GIVEN INSTRUCTION
Exactly the lines from the line holding "Write a Python" to the line holding "from matplotlib.ticker import", both lines included, are to be echoed; pictures are not.

DATA SHOWN
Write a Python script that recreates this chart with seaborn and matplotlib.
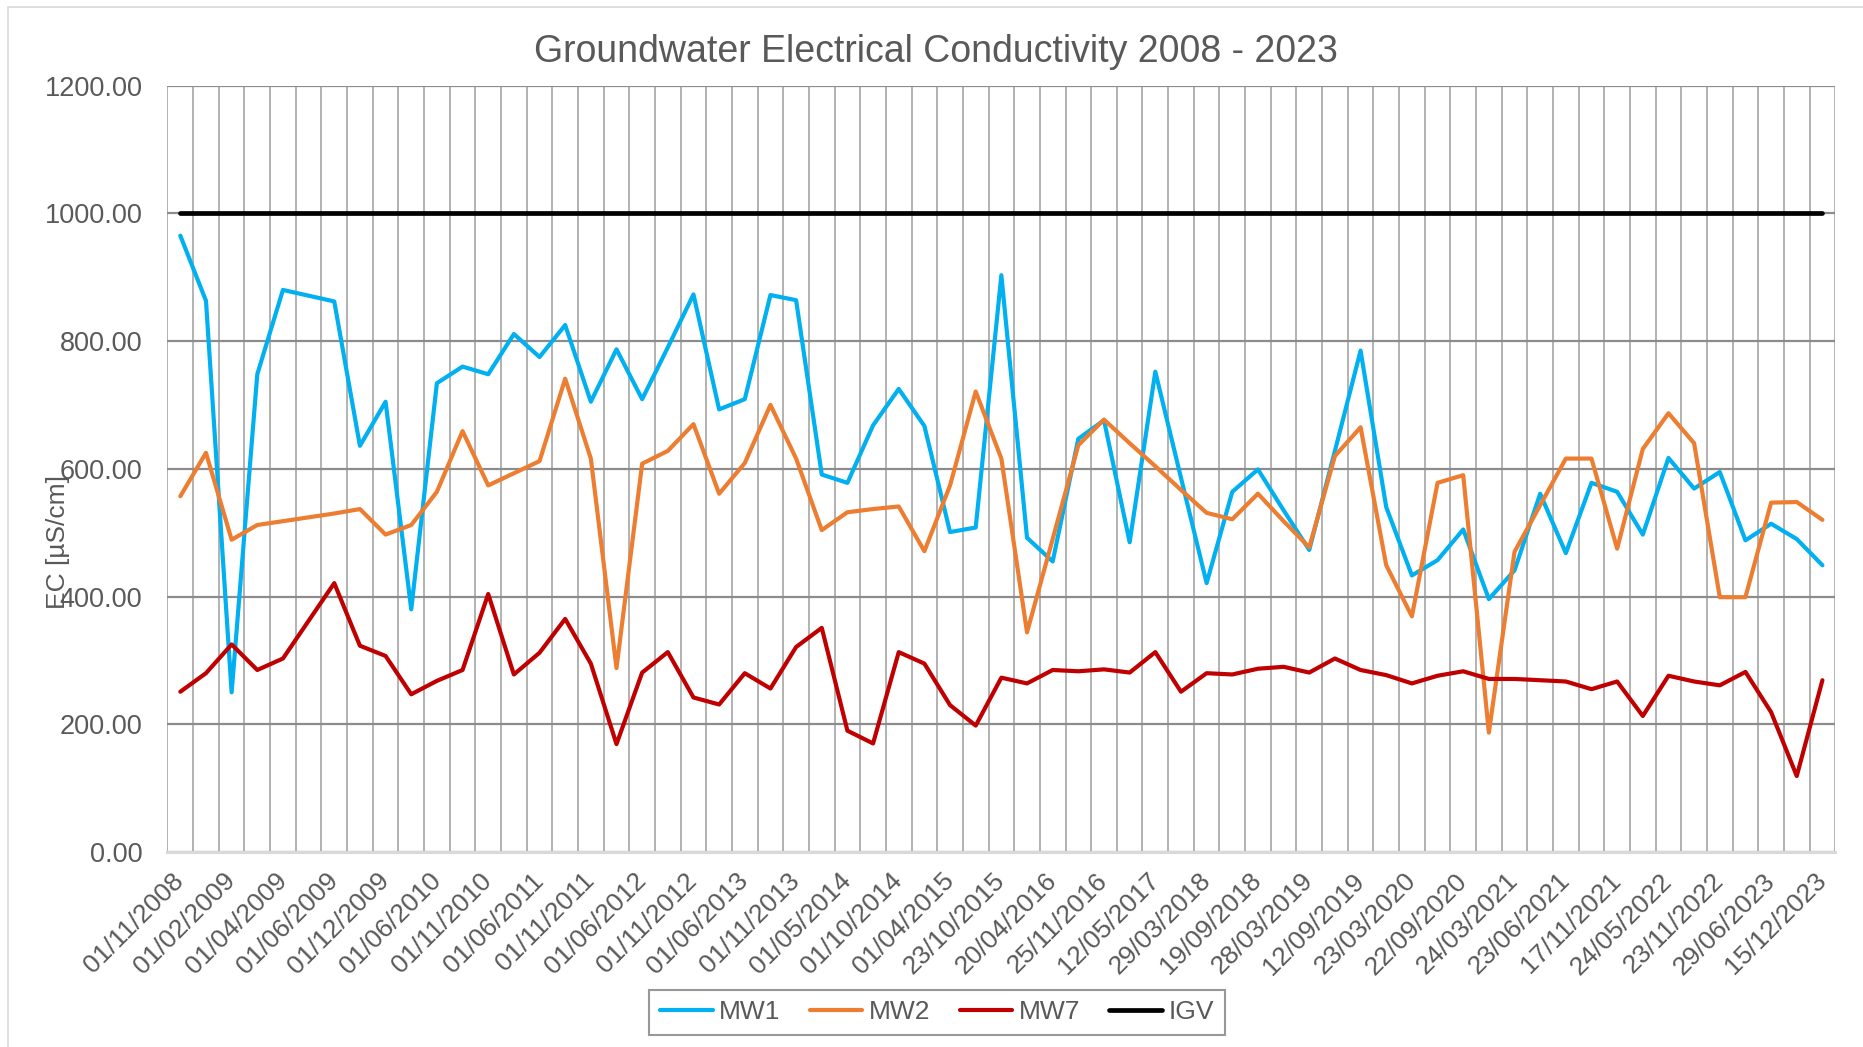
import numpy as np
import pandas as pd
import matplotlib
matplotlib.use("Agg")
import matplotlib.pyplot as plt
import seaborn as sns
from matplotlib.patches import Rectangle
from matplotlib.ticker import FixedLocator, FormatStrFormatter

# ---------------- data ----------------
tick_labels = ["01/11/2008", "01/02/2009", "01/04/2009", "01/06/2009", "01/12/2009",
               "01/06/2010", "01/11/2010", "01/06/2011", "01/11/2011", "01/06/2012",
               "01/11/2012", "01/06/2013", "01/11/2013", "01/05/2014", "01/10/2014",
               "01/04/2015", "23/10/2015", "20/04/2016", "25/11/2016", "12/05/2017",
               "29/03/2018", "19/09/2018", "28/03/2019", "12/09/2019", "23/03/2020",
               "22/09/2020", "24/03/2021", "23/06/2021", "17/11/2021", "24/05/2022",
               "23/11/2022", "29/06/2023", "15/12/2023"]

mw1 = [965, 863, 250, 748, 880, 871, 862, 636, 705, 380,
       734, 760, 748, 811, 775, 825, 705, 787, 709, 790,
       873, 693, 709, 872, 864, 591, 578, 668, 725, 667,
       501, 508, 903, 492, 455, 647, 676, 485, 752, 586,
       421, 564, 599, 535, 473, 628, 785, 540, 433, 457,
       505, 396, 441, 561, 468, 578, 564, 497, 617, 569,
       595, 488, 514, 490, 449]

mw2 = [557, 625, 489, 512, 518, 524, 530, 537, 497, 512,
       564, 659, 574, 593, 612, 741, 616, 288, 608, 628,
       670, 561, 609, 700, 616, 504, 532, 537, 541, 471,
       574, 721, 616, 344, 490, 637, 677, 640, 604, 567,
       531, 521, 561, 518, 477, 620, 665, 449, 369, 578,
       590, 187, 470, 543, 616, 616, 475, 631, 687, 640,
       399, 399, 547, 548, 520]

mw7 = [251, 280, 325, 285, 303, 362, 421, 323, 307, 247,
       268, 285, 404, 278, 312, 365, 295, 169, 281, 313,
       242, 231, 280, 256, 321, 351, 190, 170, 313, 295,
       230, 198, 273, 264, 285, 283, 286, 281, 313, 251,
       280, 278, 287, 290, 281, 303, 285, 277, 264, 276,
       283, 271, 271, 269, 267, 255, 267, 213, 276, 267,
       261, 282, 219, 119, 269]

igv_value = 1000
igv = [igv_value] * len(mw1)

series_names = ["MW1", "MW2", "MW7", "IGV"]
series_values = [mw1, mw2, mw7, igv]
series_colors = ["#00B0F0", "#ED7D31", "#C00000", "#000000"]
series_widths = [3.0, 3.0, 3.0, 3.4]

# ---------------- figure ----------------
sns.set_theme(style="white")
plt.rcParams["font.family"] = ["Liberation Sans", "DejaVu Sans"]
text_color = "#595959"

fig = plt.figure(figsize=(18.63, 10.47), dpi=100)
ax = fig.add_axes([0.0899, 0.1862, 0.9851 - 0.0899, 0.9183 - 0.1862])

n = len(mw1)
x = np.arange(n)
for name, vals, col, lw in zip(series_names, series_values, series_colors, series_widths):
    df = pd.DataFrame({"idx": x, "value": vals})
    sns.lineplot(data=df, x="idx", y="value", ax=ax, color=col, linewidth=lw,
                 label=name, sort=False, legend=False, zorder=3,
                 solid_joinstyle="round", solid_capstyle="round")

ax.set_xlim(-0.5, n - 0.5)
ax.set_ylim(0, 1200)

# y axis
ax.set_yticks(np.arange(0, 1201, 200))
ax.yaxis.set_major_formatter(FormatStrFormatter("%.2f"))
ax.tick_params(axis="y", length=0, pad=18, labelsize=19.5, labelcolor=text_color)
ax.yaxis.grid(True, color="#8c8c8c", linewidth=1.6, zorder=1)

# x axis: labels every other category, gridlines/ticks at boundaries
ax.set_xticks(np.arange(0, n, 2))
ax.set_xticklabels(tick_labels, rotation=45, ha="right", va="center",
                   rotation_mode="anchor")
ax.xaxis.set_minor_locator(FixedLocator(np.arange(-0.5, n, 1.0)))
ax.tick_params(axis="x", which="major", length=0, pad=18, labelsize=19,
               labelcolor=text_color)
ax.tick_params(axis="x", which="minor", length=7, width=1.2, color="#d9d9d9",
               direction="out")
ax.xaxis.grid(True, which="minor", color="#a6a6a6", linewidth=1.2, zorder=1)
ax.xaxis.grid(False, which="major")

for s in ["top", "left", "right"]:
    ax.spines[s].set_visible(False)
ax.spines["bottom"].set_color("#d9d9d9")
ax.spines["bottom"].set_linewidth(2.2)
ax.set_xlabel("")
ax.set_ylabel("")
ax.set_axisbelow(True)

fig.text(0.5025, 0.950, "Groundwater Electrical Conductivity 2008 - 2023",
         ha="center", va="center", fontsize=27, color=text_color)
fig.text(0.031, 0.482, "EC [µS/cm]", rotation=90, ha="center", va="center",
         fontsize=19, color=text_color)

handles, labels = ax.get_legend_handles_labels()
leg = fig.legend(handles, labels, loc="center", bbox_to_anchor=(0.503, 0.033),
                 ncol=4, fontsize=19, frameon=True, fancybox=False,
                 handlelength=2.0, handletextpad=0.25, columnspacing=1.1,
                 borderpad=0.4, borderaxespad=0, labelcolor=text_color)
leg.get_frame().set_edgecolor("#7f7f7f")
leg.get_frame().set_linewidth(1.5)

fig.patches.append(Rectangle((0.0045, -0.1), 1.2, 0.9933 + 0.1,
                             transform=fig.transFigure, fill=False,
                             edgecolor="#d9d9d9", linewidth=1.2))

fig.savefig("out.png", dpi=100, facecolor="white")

--

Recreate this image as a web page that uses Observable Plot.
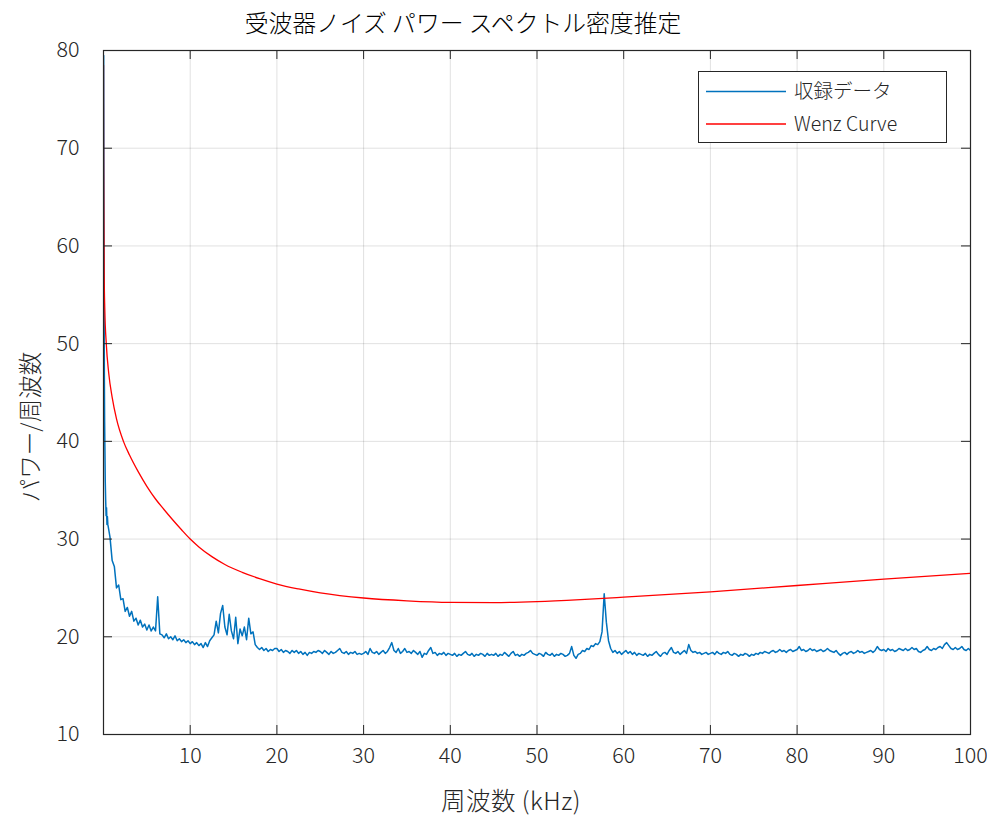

ANSWER BELOW
Write a Python script that recreates this chart with seaborn and matplotlib.
import numpy as np
import pandas as pd
import matplotlib
matplotlib.use("Agg")
import matplotlib.pyplot as plt
import seaborn as sns
from matplotlib.patches import Rectangle
from matplotlib.ticker import FixedLocator, FormatStrFormatter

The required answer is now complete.